Supplied records>
———
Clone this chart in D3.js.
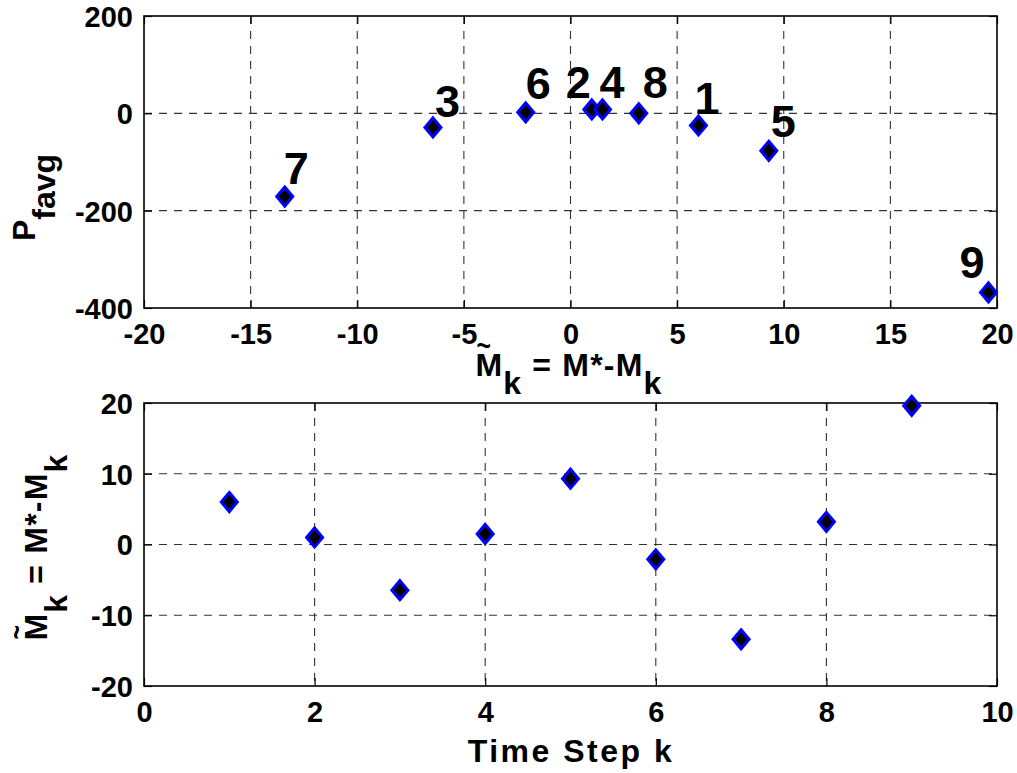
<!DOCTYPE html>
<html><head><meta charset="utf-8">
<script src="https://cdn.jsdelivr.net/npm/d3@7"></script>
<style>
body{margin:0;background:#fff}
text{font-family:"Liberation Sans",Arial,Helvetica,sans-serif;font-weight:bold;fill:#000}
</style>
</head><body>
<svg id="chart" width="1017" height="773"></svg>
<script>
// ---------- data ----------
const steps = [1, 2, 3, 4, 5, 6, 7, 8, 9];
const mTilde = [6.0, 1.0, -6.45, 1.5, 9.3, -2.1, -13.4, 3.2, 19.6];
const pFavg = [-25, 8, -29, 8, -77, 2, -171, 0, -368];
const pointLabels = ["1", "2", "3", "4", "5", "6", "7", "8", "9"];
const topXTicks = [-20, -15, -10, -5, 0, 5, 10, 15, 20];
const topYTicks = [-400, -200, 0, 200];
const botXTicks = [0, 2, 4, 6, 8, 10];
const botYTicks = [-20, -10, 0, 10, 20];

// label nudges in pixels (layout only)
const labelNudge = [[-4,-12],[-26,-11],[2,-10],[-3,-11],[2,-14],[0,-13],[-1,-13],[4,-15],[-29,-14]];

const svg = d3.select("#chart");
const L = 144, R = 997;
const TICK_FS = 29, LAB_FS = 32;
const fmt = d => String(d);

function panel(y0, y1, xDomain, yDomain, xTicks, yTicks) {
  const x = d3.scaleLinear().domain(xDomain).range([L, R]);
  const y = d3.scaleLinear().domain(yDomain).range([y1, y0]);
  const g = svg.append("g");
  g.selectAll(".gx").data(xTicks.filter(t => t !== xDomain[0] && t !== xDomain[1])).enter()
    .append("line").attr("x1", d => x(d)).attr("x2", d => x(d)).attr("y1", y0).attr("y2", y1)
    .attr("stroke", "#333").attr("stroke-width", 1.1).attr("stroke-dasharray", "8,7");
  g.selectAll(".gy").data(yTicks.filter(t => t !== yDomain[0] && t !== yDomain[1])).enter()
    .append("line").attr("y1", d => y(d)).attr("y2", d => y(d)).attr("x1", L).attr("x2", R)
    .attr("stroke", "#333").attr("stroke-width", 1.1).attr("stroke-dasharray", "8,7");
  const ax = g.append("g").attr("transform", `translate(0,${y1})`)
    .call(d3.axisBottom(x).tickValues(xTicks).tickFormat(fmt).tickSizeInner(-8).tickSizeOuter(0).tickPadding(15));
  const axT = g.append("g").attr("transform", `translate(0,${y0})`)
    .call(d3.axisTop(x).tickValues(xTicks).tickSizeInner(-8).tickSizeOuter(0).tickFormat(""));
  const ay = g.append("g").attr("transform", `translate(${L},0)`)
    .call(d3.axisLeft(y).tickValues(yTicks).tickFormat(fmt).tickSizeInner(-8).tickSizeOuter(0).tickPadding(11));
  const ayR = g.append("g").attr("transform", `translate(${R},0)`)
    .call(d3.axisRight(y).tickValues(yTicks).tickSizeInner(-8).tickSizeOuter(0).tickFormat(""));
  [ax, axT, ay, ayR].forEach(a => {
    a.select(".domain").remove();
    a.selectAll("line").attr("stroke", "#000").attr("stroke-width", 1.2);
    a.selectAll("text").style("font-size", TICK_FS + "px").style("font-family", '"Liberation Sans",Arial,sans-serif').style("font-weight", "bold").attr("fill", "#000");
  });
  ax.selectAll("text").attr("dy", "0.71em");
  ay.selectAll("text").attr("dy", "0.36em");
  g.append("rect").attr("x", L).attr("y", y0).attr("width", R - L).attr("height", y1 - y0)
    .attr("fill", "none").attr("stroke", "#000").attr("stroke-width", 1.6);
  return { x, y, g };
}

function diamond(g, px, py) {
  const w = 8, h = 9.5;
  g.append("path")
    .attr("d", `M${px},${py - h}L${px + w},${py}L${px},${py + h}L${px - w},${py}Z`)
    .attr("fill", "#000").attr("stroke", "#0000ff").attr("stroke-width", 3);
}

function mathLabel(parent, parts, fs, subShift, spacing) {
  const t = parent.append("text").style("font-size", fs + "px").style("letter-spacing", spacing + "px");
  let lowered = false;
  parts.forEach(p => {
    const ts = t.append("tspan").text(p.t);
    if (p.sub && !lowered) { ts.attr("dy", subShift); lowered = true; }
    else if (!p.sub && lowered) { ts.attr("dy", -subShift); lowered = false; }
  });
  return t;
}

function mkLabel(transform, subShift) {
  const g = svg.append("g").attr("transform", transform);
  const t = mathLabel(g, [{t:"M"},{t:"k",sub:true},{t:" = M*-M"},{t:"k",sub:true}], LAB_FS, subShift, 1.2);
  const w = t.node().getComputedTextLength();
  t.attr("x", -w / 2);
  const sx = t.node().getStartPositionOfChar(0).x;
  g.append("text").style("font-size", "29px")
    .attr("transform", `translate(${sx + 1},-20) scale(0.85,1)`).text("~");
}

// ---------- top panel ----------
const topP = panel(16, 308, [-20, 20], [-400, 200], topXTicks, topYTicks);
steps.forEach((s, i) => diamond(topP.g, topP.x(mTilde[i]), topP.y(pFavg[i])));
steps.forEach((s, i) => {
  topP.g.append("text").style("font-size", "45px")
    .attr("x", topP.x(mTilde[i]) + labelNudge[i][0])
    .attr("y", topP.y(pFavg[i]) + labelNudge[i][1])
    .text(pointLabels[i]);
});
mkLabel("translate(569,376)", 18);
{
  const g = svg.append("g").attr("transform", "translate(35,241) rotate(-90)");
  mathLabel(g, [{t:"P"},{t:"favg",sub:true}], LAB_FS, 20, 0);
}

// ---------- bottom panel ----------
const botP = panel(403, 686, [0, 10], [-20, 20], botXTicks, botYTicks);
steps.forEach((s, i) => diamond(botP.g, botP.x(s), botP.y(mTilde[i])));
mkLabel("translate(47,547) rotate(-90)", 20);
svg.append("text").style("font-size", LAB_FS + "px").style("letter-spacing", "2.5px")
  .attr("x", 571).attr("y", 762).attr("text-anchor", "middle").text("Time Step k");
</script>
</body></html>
———
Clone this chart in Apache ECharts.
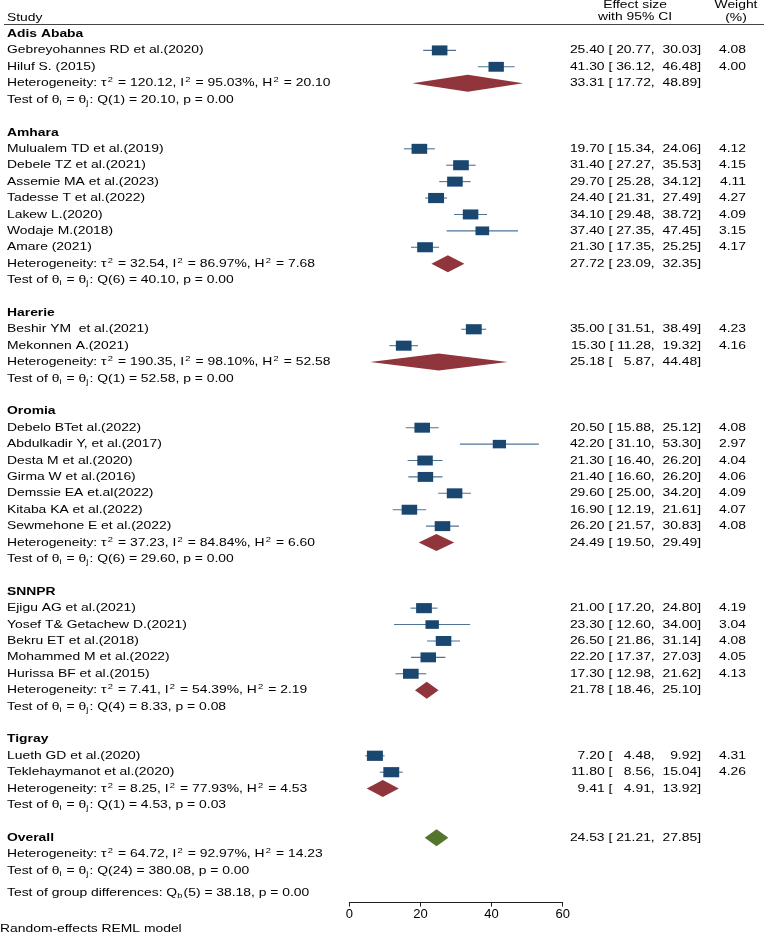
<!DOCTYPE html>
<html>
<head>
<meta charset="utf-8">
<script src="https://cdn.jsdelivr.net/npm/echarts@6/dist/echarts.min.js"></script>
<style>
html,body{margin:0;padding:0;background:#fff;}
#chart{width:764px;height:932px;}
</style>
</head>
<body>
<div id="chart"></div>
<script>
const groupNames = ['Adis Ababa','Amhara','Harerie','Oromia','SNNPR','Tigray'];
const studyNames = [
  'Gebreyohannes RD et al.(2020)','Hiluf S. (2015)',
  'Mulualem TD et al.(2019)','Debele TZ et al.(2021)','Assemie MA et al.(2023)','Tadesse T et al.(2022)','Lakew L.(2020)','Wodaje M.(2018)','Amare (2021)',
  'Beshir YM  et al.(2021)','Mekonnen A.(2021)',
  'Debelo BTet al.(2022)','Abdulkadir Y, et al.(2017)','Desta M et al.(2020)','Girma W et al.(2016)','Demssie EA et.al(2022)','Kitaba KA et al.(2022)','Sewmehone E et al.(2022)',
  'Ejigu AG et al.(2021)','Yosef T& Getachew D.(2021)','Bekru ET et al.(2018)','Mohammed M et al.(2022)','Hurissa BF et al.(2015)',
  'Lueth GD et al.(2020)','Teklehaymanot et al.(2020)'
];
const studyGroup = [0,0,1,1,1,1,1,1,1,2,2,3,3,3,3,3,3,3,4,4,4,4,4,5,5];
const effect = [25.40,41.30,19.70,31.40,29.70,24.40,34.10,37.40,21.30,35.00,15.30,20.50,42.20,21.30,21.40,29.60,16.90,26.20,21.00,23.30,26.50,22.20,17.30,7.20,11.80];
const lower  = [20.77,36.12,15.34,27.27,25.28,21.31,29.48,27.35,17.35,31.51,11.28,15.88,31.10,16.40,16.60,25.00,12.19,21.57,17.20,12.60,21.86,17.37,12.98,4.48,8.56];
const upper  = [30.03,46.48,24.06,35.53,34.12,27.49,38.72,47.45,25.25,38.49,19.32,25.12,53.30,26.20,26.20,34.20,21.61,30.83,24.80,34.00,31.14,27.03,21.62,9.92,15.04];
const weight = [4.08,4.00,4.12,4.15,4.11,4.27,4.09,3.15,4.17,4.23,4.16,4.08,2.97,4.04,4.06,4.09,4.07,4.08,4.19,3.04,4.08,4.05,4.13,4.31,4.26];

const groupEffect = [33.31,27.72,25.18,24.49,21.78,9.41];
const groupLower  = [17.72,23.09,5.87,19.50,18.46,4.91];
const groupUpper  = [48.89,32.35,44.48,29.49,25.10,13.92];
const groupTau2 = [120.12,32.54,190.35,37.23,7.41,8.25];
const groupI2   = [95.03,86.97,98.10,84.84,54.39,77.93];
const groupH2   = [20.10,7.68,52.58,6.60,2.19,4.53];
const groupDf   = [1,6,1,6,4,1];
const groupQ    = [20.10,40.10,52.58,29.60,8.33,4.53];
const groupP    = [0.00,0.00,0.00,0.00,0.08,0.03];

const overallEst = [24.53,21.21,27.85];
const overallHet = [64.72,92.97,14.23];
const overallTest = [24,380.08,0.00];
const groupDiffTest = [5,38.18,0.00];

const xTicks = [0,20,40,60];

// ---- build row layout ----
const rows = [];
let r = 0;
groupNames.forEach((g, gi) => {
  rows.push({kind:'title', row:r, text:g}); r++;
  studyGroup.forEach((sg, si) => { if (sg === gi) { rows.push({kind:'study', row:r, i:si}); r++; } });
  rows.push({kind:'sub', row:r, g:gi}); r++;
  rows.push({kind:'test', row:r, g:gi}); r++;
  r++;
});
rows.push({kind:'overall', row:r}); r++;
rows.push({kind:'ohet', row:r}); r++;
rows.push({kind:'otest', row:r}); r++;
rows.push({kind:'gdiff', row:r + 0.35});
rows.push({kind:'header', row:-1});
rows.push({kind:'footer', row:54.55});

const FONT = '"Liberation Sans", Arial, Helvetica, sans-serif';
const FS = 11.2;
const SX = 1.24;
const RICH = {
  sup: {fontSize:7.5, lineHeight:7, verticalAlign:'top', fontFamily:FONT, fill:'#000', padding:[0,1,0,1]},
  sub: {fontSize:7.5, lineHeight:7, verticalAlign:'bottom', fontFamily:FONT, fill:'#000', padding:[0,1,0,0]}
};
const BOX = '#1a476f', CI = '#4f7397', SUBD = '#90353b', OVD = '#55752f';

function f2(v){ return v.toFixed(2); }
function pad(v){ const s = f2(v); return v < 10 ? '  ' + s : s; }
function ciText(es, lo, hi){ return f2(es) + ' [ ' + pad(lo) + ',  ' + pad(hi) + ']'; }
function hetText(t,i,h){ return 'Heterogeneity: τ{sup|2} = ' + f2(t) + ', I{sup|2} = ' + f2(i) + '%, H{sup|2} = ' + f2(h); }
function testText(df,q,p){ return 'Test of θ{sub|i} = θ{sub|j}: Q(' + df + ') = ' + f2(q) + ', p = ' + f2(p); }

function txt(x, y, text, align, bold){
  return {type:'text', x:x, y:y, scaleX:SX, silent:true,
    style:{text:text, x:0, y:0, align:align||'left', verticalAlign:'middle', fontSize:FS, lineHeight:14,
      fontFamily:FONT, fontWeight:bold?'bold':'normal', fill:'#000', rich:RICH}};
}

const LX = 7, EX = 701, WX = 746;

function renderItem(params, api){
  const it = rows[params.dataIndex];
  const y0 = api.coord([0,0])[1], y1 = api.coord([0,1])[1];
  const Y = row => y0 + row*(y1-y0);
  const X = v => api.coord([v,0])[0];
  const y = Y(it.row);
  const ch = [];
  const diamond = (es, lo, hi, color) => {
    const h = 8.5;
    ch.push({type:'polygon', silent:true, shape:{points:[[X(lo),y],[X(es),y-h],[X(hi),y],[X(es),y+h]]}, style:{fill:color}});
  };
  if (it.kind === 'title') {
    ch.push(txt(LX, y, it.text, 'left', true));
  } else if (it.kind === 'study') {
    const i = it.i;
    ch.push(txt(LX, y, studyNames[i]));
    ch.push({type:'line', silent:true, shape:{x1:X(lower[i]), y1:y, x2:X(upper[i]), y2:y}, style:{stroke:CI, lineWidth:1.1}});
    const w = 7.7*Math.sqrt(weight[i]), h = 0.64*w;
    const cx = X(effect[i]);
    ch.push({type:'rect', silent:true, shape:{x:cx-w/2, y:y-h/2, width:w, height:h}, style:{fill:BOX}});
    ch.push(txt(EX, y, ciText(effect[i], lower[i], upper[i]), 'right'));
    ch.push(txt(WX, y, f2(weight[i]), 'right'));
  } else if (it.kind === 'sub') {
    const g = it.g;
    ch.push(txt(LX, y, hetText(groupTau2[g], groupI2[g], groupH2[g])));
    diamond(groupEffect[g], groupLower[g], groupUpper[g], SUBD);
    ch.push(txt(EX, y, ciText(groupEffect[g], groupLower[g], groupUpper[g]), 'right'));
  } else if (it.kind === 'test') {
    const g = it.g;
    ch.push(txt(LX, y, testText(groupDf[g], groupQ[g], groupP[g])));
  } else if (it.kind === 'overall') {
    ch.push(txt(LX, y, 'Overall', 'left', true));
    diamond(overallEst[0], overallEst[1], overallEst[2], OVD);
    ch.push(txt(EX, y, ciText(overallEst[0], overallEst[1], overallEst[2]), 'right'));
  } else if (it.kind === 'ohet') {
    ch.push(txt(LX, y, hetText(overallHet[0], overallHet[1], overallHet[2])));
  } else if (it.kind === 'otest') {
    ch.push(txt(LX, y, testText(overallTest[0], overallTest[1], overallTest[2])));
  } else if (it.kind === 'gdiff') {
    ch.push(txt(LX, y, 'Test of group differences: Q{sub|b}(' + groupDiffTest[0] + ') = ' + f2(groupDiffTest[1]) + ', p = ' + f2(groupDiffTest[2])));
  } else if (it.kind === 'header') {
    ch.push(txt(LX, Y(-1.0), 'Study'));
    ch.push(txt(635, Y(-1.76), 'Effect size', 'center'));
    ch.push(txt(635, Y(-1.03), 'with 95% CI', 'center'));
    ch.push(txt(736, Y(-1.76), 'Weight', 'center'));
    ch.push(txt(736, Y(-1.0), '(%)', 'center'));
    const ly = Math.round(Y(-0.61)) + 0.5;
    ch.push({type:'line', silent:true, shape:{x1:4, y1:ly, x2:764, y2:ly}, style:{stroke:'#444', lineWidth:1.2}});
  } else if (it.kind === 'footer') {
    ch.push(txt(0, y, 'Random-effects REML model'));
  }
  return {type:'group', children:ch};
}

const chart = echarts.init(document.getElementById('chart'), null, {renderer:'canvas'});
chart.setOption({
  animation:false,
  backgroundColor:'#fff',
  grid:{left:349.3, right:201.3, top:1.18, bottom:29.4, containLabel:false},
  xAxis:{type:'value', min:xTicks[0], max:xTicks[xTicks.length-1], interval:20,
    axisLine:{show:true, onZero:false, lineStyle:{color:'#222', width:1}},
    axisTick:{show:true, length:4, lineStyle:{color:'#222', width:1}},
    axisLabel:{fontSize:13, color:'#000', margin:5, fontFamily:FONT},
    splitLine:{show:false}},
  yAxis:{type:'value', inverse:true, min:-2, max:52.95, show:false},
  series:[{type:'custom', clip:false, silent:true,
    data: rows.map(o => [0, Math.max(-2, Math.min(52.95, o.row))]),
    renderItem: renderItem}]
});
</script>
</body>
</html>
———
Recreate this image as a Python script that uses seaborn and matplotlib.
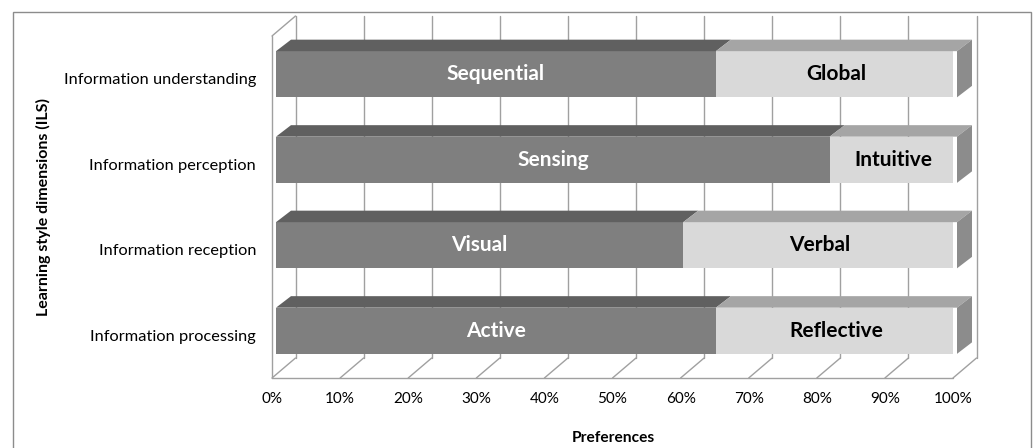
———
Your task> From the records above, copy exactly the stretch from the line holding "Clone this chart in D3.js." through the line holding "const fmt = d => String(d);", both ends included, without the pictures.

Task result>
Clone this chart in D3.js.
<!DOCTYPE html>
<html><head><meta charset="utf-8">
<script src="https://cdn.jsdelivr.net/npm/d3@7"></script>
<style>
body{margin:0;background:#fff}
text{font-family:"Liberation Sans",Arial,Helvetica,sans-serif;font-weight:bold;fill:#000}
</style>
</head><body>
<svg id="chart" width="1017" height="773"></svg>
<script>
// ---------- data ----------
const steps = [1, 2, 3, 4, 5, 6, 7, 8, 9];
const mTilde = [6.0, 1.0, -6.45, 1.5, 9.3, -2.1, -13.4, 3.2, 19.6];
const pFavg = [-25, 8, -29, 8, -77, 2, -171, 0, -368];
const pointLabels = ["1", "2", "3", "4", "5", "6", "7", "8", "9"];
const topXTicks = [-20, -15, -10, -5, 0, 5, 10, 15, 20];
const topYTicks = [-400, -200, 0, 200];
const botXTicks = [0, 2, 4, 6, 8, 10];
const botYTicks = [-20, -10, 0, 10, 20];

// label nudges in pixels (layout only)
const labelNudge = [[-4,-12],[-26,-11],[2,-10],[-3,-11],[2,-14],[0,-13],[-1,-13],[4,-15],[-29,-14]];

const svg = d3.select("#chart");
const L = 144, R = 997;
const TICK_FS = 29, LAB_FS = 32;
const fmt = d => String(d);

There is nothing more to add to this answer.